PROBLEM REQUIREMENTS: Omit all images. Transcribe the rest of the material below exactly.

INFORMATION PROVIDED:
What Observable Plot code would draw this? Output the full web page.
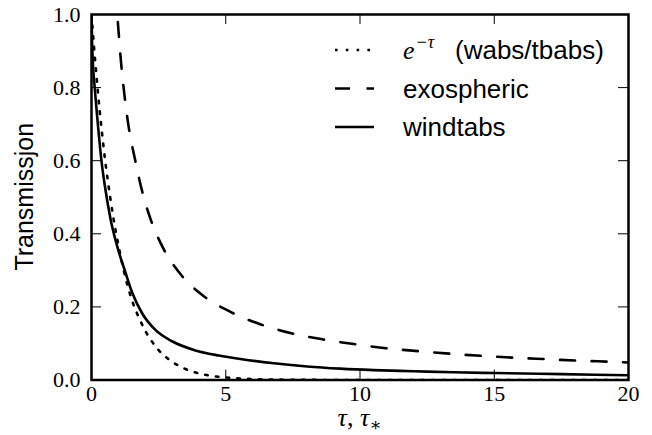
<!DOCTYPE html>
<html><head><meta charset="utf-8">
<script src="https://cdn.jsdelivr.net/npm/d3@7"></script>
<script src="https://cdn.jsdelivr.net/npm/@observablehq/plot@0.6"></script>
<style>
body{margin:0;background:#fff}
#chart{position:relative;width:652px;height:435px}
#chart g[aria-label="x-axis tick label"] text, #chart g[aria-label="y-axis tick label"] text{font-family:'Liberation Serif','DejaVu Serif',serif;font-size:22px;fill:#000}
</style>
</head><body><div id="chart"></div>
<script>
// tick labels
const xTicks = [0, 5, 10, 15, 20];
const yTicks = [0, 0.2, 0.4, 0.6, 0.8, 1.0];

// e^-tau (wabs/tbabs), dotted
const tauExp = [0, 0.1, 0.2, 0.3, 0.4, 0.5, 0.6, 0.8, 1.0, 1.2, 1.5, 1.8, 2.0, 2.5, 3.0, 3.5, 4.0, 4.5, 5, 6, 7, 8, 10, 15, 20];
const valExp = [1.0, 0.905, 0.82, 0.74, 0.67, 0.605, 0.55, 0.45, 0.37, 0.30, 0.22, 0.165, 0.135, 0.082, 0.05, 0.03, 0.018, 0.011, 0.007, 0.0025, 0.001, 0.0003, 0, 0, 0];

// exospheric, dashed
const tauExo = [0.96, 1.1, 1.33, 1.66, 1.84, 2.2, 2.64, 3.31, 4.17, 5.21, 6.31, 7.44, 8.62, 9.8, 10.97, 12.15, 13.33, 14.54, 15.73, 16.92, 18.1, 19.29, 20];
const valExo = [1.0, 0.87, 0.72, 0.59, 0.53, 0.44, 0.365, 0.29, 0.23, 0.185, 0.152, 0.128, 0.111, 0.098, 0.087, 0.079, 0.072, 0.066, 0.061, 0.057, 0.053, 0.050, 0.048];

// windtabs, solid
const tauWind = [0, 0.02, 0.05, 0.12, 0.25, 0.37, 0.5, 0.71, 0.96, 1.27, 1.51, 1.89, 2.38, 3.0, 3.87, 4.74, 5.6, 6.79, 8.03, 9.27, 10.5, 12, 13.5, 15, 17.5, 20];
const valWind = [1.0, 0.93, 0.87, 0.8, 0.69, 0.6, 0.53, 0.44, 0.365, 0.293, 0.24, 0.182, 0.137, 0.106, 0.081, 0.067, 0.057, 0.046, 0.037, 0.031, 0.027, 0.024, 0.021, 0.019, 0.016, 0.013];

const legendLabels = ["(wabs/tbabs)", "exospheric", "windtabs"];
const yLabel = "Transmissjon";

const mk = (ts, vs) => ts.map((t, i) => ({tau: t, T: vs[i]}));
const dExp = mk(tauExp, valExp), dExo = mk(tauExo, valExo), dWind = mk(tauWind, valWind);

const W = 652, H = 435, mL = 91, mR = 24, mT = 14, mB = 55.5;
const fw = W - mL - mR, fh = H - mT - mB, tl = 10;
const LW = 2.6;
const dotted = `${LW},8.2`;
const dashed = "15,16.5";
const serif = "'Liberation Serif', 'DejaVu Serif', serif";
const sans = "'Liberation Sans', Arial, sans-serif";

const chart = Plot.plot({
  width: W, height: H,
  marginLeft: mL, marginRight: mR, marginTop: mT, marginBottom: mB,
  style: {background: "#fff", color: "#000"},
  x: {domain: [0, 20]},
  y: {domain: [0, 1]},
  marks: [
    Plot.line(dExp, {x: "tau", y: "T", stroke: "black", strokeWidth: LW, strokeDasharray: dotted, curve: "monotone-x", clip: true}),
    Plot.line(dExo, {x: "tau", y: "T", stroke: "black", strokeWidth: LW, strokeDasharray: dashed, strokeDashoffset: 24, curve: "monotone-x", clip: true}),
    Plot.line(dWind, {x: "tau", y: "T", stroke: "black", strokeWidth: LW, curve: "monotone-x", clip: true}),
    Plot.tickX(xTicks, {x: d => d, insetTop: fh - tl, stroke: "black", strokeWidth: 1}),
    Plot.tickX(xTicks, {x: d => d, insetBottom: fh - tl, stroke: "black", strokeWidth: 1}),
    Plot.tickY(yTicks, {y: d => d, insetRight: fw - tl, stroke: "black", strokeWidth: 1}),
    Plot.tickY(yTicks, {y: d => d, insetLeft: fw - tl, stroke: "black", strokeWidth: 1}),
    Plot.axisX({ticks: xTicks, tickSize: 0, tickPadding: 5, label: null, tickFormat: d3.format("d"), fontSize: 22, fontFamily: serif, fill: "black"}),
    Plot.axisY({ticks: yTicks, tickSize: 0, tickPadding: 11, label: null, tickFormat: d3.format(".1f"), fontSize: 22, fontFamily: serif, fill: "black"}),
    Plot.frame({stroke: "black", strokeWidth: 2.5})
  ]
});
document.getElementById("chart").appendChild(chart);

const svg = d3.select(chart);

// y label
svg.append("text")
  .attr("transform", `translate(33,${mT + fh / 2}) rotate(-90)`)
  .attr("text-anchor", "middle")
  .attr("fill", "black")
  .style("font-family", sans).style("font-size", "25px")
  .text(yLabel);

// x label: tau, tau_*
const xl = svg.append("text")
  .attr("x", mL + fw / 2).attr("y", 426)
  .attr("text-anchor", "middle")
  .attr("fill", "black")
  .style("font-family", serif).style("font-style", "italic").style("font-size", "26px");
xl.append("tspan").text("τ");
xl.append("tspan").style("font-style", "normal").text(", ");
xl.append("tspan").text("τ");
xl.append("tspan").attr("dy", "5").style("font-style", "normal").style("font-size", "18px").text("∗");

// legend
const rowsY = [50, 88.5, 127];
const lx0 = 335, lx1 = 374, tx = 403;
const styles = [dotted, dashed, null];
const lg = svg.append("g").attr("text-anchor", "start");
rowsY.forEach((yy, i) => {
  const ln = lg.append("line").attr("x1", lx0).attr("x2", lx1).attr("y1", yy).attr("y2", yy)
    .attr("stroke", "black").attr("stroke-width", LW);
  if (styles[i]) ln.attr("stroke-dasharray", styles[i]);
  const t = lg.append("text").attr("x", tx).attr("y", yy + 9).attr("text-anchor", "start").attr("fill", "black")
    .style("font-family", sans).style("font-size", "26px");
  if (i === 0) {
    t.append("tspan").style("font-family", serif).style("font-style", "italic").text("e");
    t.append("tspan").attr("dy", -11).attr("dx", 1).style("font-family", serif).style("font-style", "italic").style("font-size", "18px").text("−τ");
    t.append("tspan").attr("dy", 11).attr("x", 455).text(legendLabels[0]);
  } else {
    t.text(legendLabels[i]);
  }
});
</script></body></html>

ANSWER:
What Observable Plot code would draw this? Output the full web page.
<!DOCTYPE html>
<html><head><meta charset="utf-8">
<script src="https://cdn.jsdelivr.net/npm/d3@7"></script>
<script src="https://cdn.jsdelivr.net/npm/@observablehq/plot@0.6"></script>
<style>
body{margin:0;background:#fff}
#chart{position:relative;width:652px;height:435px}
#chart g[aria-label="x-axis tick label"] text, #chart g[aria-label="y-axis tick label"] text{font-family:'Liberation Serif','DejaVu Serif',serif;font-size:22px;fill:#000}
</style>
</head><body><div id="chart"></div>
<script>
// tick labels
const xTicks = [0, 5, 10, 15, 20];
const yTicks = [0, 0.2, 0.4, 0.6, 0.8, 1.0];

// e^-tau (wabs/tbabs), dotted
const tauExp = [0, 0.1, 0.2, 0.3, 0.4, 0.5, 0.6, 0.8, 1.0, 1.2, 1.5, 1.8, 2.0, 2.5, 3.0, 3.5, 4.0, 4.5, 5, 6, 7, 8, 10, 15, 20];
const valExp = [1.0, 0.905, 0.82, 0.74, 0.67, 0.605, 0.55, 0.45, 0.37, 0.30, 0.22, 0.165, 0.135, 0.082, 0.05, 0.03, 0.018, 0.011, 0.007, 0.0025, 0.001, 0.0003, 0, 0, 0];

// exospheric, dashed
const tauExo = [0.96, 1.1, 1.33, 1.66, 1.84, 2.2, 2.64, 3.31, 4.17, 5.21, 6.31, 7.44, 8.62, 9.8, 10.97, 12.15, 13.33, 14.54, 15.73, 16.92, 18.1, 19.29, 20];
const valExo = [1.0, 0.87, 0.72, 0.59, 0.53, 0.44, 0.365, 0.29, 0.23, 0.185, 0.152, 0.128, 0.111, 0.098, 0.087, 0.079, 0.072, 0.066, 0.061, 0.057, 0.053, 0.050, 0.048];

// windtabs, solid
const tauWind = [0, 0.02, 0.05, 0.12, 0.25, 0.37, 0.5, 0.71, 0.96, 1.27, 1.51, 1.89, 2.38, 3.0, 3.87, 4.74, 5.6, 6.79, 8.03, 9.27, 10.5, 12, 13.5, 15, 17.5, 20];
const valWind = [1.0, 0.93, 0.87, 0.8, 0.69, 0.6, 0.53, 0.44, 0.365, 0.293, 0.24, 0.182, 0.137, 0.106, 0.081, 0.067, 0.057, 0.046, 0.037, 0.031, 0.027, 0.024, 0.021, 0.019, 0.016, 0.013];

const legendLabels = ["(wabs/tbabs)", "exospheric", "windtabs"];
const yLabel = "Transmissjon";

const mk = (ts, vs) => ts.map((t, i) => ({tau: t, T: vs[i]}));
const dExp = mk(tauExp, valExp), dExo = mk(tauExo, valExo), dWind = mk(tauWind, valWind);

const W = 652, H = 435, mL = 91, mR = 24, mT = 14, mB = 55.5;
const fw = W - mL - mR, fh = H - mT - mB, tl = 10;
const LW = 2.6;
const dotted = `${LW},8.2`;
const dashed = "15,16.5";
const serif = "'Liberation Serif', 'DejaVu Serif', serif";
const sans = "'Liberation Sans', Arial, sans-serif";

const chart = Plot.plot({
  width: W, height: H,
  marginLeft: mL, marginRight: mR, marginTop: mT, marginBottom: mB,
  style: {background: "#fff", color: "#000"},
  x: {domain: [0, 20]},
  y: {domain: [0, 1]},
  marks: [
    Plot.line(dExp, {x: "tau", y: "T", stroke: "black", strokeWidth: LW, strokeDasharray: dotted, curve: "monotone-x", clip: true}),
    Plot.line(dExo, {x: "tau", y: "T", stroke: "black", strokeWidth: LW, strokeDasharray: dashed, strokeDashoffset: 24, curve: "monotone-x", clip: true}),
    Plot.line(dWind, {x: "tau", y: "T", stroke: "black", strokeWidth: LW, curve: "monotone-x", clip: true}),
    Plot.tickX(xTicks, {x: d => d, insetTop: fh - tl, stroke: "black", strokeWidth: 1}),
    Plot.tickX(xTicks, {x: d => d, insetBottom: fh - tl, stroke: "black", strokeWidth: 1}),
    Plot.tickY(yTicks, {y: d => d, insetRight: fw - tl, stroke: "black", strokeWidth: 1}),
    Plot.tickY(yTicks, {y: d => d, insetLeft: fw - tl, stroke: "black", strokeWidth: 1}),
    Plot.axisX({ticks: xTicks, tickSize: 0, tickPadding: 5, label: null, tickFormat: d3.format("d"), fontSize: 22, fontFamily: serif, fill: "black"}),
    Plot.axisY({ticks: yTicks, tickSize: 0, tickPadding: 11, label: null, tickFormat: d3.format(".1f"), fontSize: 22, fontFamily: serif, fill: "black"}),
    Plot.frame({stroke: "black", strokeWidth: 2.5})
  ]
});
document.getElementById("chart").appendChild(chart);

const svg = d3.select(chart);

// y label
svg.append("text")
  .attr("transform", `translate(33,${mT + fh / 2}) rotate(-90)`)
  .attr("text-anchor", "middle")
  .attr("fill", "black")
  .style("font-family", sans).style("font-size", "25px")
  .text(yLabel);

// x label: tau, tau_*
const xl = svg.append("text")
  .attr("x", mL + fw / 2).attr("y", 426)
  .attr("text-anchor", "middle")
  .attr("fill", "black")
  .style("font-family", serif).style("font-style", "italic").style("font-size", "26px");
xl.append("tspan").text("τ");
xl.append("tspan").style("font-style", "normal").text(", ");
xl.append("tspan").text("τ");
xl.append("tspan").attr("dy", "5").style("font-style", "normal").style("font-size", "18px").text("∗");

// legend
const rowsY = [50, 88.5, 127];
const lx0 = 335, lx1 = 374, tx = 403;
const styles = [dotted, dashed, null];
const lg = svg.append("g").attr("text-anchor", "start");
rowsY.forEach((yy, i) => {
  const ln = lg.append("line").attr("x1", lx0).attr("x2", lx1).attr("y1", yy).attr("y2", yy)
    .attr("stroke", "black").attr("stroke-width", LW);
  if (styles[i]) ln.attr("stroke-dasharray", styles[i]);
  const t = lg.append("text").attr("x", tx).attr("y", yy + 9).attr("text-anchor", "start").attr("fill", "black")
    .style("font-family", sans).style("font-size", "26px");
  if (i === 0) {
    t.append("tspan").style("font-family", serif).style("font-style", "italic").text("e");
    t.append("tspan").attr("dy", -11).attr("dx", 1).style("font-family", serif).style("font-style", "italic").style("font-size", "18px").text("−τ");
    t.append("tspan").attr("dy", 11).attr("x", 455).text(legendLabels[0]);
  } else {
    t.text(legendLabels[i]);
  }
});
</script></body></html>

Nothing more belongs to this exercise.